The website therefore reports on similarities between Brighton and Berlin, Brits who moved to Berlin and Germans who moved to Brighton, it talks about the perception of Germany in the UK and what Germans think about the British.
British music is huge in Germany; Ellie Goulding, Calvin Harris, Bastille and even Passenger. If you turn on a commercial radio station in Germany you can almost be sure that the song that will play either comes from Britain or the US. Nick Howard, a singer songwriter from Brighton, even won the “Voice of Germany” in 2012. Commercially, England is responsible for the biggest artists in the world; Mumford and Sons are enormously successful, middle-schoolers go crazy for Harry Styles, Adele has sold over 10 million copies of 21 making it the best-selling digital album in US history and, blimey, a lot of people like Coldplay. The list goes on: Ed Sheeran, Rita Ora, Olly Murs, The 1975, Sam Smith, and Jake Bugg have all been played on German radio in bars and in clubs over and over again. This trickles down into the public perception of a county’s artistic quality. Take Germany as another example. Who pops into your head when you think about German music? The Scorpions, Nena, Rammstein, Kraftwerk? No question we all know them but are they representative of what goes on in Germany musically at the moment?
We’re living in one of the most creative times that music has ever seen; Brighton, London and Berlin are heaving with young artists that refuse conventional wisdom and the cyclical churn of genre and style. However going to the sea-front clubs in Brighton is always the same – always a disappointment – “people are orange”, music is commercial, the night is all about being seen and not about the joy of music anymore.
“Making a difference” that’s what popped into Markus Saarländer’s head when he started thinking about changing Brighton’s nightlife. “It’s all fake and that’s not what music is about, I’m all about the music”. Born and raised in Germany Markus moved to England in 1993 and has now been living in Brighton for over 4 years. He started his DJing career with two ghetto blasters he bought at a car boot sale before switching to his first turntables. Over the years Markus has DJed at major festivals in the UK as well as in Ibiza. But he always had a greater idea in the back of his mind “My own night, I will call it Berlin.
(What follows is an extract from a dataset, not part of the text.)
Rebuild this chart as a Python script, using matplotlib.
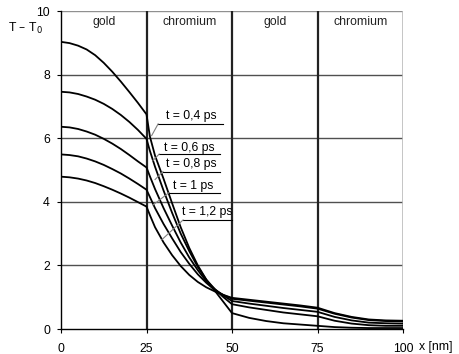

I want to show everyone that German music isn’t all about Techno, there is more to German underground than techno!” From deep house to funk, tech house, trance to electro, the Berlin night offers it all. The German capital is one of the planet’s greatest party cities and is currently best known for its techno scene. “Going out in Berlin will complete change your perspective of how to go to a club and have a good time”, Markus wants to pass that perspective on to the lovely people of Britain, who seem to have got it.completely wrong.
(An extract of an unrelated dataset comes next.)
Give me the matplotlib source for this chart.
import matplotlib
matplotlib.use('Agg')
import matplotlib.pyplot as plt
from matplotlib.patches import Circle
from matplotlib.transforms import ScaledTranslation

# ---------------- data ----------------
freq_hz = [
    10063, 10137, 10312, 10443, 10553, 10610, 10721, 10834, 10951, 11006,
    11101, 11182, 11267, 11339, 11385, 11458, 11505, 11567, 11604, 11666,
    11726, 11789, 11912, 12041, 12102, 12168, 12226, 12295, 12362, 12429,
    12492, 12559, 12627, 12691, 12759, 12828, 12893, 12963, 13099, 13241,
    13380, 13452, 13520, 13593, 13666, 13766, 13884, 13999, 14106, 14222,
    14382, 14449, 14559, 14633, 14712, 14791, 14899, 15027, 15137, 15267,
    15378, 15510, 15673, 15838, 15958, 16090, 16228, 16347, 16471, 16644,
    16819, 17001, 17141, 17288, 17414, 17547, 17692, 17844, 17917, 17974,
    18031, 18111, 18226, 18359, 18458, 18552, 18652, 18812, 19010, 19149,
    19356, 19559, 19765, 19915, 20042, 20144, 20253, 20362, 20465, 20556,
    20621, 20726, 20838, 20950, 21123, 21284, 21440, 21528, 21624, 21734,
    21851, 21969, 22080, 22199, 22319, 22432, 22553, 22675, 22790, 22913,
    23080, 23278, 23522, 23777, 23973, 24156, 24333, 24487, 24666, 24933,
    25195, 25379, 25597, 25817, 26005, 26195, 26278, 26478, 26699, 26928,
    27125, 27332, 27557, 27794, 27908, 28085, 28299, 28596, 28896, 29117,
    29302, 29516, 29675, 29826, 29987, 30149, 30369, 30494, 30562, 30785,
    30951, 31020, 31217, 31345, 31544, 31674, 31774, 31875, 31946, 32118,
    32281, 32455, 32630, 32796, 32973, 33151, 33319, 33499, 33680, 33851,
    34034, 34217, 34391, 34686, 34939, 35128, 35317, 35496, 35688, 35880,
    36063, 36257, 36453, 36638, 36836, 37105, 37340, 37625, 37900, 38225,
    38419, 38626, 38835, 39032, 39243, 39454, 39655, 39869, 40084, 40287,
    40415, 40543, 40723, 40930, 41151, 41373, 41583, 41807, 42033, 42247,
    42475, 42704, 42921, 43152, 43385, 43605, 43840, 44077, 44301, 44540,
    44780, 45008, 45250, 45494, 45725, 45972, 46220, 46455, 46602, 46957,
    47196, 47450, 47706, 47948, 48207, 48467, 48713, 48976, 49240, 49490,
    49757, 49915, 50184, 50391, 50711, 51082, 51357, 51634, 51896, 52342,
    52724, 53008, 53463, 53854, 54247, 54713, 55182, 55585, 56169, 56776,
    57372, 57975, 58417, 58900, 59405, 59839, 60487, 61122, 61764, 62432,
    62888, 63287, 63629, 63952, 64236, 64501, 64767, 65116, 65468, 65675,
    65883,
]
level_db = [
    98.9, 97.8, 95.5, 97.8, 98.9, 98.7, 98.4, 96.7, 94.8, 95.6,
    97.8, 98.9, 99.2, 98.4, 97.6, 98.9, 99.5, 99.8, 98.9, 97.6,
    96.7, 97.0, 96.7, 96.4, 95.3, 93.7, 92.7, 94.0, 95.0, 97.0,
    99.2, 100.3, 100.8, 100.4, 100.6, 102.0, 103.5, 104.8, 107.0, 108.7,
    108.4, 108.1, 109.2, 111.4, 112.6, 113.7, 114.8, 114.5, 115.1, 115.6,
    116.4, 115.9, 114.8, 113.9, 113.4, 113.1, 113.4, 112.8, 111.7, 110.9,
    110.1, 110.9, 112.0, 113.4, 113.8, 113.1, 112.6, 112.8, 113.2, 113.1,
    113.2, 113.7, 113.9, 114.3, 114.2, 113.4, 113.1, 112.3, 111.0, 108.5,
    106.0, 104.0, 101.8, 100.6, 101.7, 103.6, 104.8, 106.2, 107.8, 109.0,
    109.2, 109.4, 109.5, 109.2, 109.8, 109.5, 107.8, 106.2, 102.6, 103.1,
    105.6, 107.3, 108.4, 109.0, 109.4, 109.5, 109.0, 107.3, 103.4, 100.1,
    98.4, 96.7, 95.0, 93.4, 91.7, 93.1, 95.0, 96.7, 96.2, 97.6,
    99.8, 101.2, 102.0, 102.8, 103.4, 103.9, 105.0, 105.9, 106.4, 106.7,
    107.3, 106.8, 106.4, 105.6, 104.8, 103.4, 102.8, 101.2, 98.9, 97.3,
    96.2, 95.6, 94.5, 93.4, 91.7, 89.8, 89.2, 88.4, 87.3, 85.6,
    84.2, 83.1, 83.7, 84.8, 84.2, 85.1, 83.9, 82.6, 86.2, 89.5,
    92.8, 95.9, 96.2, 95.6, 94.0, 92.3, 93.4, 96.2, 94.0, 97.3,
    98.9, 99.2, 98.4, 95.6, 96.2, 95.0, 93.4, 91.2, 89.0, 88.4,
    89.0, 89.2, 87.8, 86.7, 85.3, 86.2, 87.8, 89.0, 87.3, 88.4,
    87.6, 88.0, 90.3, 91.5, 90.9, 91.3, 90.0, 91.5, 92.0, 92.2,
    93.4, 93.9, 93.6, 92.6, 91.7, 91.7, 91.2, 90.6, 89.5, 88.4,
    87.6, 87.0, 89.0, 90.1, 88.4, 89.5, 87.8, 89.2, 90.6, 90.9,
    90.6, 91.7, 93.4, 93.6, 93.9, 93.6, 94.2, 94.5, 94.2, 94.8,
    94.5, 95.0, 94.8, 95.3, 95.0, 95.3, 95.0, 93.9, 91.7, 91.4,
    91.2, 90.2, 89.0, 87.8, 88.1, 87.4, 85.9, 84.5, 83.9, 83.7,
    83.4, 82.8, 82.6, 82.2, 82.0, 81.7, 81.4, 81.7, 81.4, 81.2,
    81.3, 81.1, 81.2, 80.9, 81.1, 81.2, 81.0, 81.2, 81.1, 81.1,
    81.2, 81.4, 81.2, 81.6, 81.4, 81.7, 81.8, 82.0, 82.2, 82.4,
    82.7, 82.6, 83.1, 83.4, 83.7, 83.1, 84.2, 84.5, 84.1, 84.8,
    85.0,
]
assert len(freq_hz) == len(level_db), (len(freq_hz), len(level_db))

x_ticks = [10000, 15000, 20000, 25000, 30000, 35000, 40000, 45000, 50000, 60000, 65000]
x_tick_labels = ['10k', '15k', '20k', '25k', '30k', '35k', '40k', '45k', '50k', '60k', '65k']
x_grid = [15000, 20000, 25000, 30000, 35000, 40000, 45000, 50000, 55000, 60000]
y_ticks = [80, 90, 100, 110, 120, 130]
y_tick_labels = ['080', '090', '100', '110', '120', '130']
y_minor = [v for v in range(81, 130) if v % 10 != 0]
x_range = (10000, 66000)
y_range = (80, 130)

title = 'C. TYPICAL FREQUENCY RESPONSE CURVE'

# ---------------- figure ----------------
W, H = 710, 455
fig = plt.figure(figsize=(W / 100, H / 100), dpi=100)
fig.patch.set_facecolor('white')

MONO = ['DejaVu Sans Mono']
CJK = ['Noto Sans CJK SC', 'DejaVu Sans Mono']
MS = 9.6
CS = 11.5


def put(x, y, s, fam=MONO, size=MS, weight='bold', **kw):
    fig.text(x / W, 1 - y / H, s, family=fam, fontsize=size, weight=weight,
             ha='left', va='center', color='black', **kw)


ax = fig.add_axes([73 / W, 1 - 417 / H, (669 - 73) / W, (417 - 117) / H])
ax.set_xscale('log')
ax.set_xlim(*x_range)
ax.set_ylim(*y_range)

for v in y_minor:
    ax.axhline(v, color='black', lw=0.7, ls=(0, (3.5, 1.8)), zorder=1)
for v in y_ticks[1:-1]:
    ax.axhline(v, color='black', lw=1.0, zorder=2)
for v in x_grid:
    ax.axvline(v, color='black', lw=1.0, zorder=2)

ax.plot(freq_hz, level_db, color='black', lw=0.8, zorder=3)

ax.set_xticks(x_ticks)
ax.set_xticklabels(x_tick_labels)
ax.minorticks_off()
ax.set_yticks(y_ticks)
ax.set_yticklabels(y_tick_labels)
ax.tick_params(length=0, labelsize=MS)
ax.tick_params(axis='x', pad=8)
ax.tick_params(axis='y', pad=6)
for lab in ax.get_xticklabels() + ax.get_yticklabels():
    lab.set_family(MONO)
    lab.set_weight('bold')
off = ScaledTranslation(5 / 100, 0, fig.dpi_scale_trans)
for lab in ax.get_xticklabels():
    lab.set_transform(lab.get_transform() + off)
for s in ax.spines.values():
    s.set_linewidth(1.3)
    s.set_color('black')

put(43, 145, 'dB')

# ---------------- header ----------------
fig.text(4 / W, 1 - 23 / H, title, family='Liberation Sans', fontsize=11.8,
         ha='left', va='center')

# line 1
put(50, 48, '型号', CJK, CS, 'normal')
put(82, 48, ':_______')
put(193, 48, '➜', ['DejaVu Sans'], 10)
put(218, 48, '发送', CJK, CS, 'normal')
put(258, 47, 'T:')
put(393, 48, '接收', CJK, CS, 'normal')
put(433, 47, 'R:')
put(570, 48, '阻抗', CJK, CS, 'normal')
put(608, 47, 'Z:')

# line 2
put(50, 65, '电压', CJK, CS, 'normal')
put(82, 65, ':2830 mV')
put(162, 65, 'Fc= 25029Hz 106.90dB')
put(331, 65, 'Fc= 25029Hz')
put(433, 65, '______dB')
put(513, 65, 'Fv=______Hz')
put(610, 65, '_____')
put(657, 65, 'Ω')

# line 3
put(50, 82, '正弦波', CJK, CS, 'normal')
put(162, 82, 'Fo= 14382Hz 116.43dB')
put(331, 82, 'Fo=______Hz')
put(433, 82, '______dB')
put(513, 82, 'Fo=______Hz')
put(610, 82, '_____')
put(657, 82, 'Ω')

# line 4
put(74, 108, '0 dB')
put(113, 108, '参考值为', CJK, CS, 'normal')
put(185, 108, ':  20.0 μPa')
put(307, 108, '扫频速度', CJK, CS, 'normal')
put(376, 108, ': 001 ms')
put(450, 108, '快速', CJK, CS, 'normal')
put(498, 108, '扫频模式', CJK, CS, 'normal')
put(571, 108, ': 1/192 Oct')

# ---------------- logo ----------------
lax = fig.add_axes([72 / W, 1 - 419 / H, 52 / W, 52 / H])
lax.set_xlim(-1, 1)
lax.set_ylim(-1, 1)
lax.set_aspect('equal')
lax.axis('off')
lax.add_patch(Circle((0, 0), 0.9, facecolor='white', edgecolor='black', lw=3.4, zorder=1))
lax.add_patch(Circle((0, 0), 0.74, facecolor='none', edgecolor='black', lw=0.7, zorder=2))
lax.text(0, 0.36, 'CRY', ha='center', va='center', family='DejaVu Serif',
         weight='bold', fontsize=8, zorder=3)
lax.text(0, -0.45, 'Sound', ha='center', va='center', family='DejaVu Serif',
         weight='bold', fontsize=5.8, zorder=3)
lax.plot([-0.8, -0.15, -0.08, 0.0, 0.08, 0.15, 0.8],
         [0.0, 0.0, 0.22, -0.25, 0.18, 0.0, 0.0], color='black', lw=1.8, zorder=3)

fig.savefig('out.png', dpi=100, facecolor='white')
Berlin has become Germany’s most famous musical city, and much of this is owing to its cheap rents. It’s provided a sanctuary to a huge number of musicians over the years: David Bowie, U2 and Nick Cave have all enjoyed their Berlin periods. “Berlin is a happy cool place to be, being German has become very cool!”, Markus says. At his nights he wants to show his audience the fun side of Berlin, with visuals that show David Hasselhoff cuddling puppies (oh and not to forget him sound tracking the fall of the Berlin wall), balloon drops and Berlin stickers he keeps his audience entertained. One of Markus’ favourite moment in the nights is when he mixes “Prok and Fitch’s Halluzination” with the famous words of JFK’s speech “Ick bin ein Berliner”.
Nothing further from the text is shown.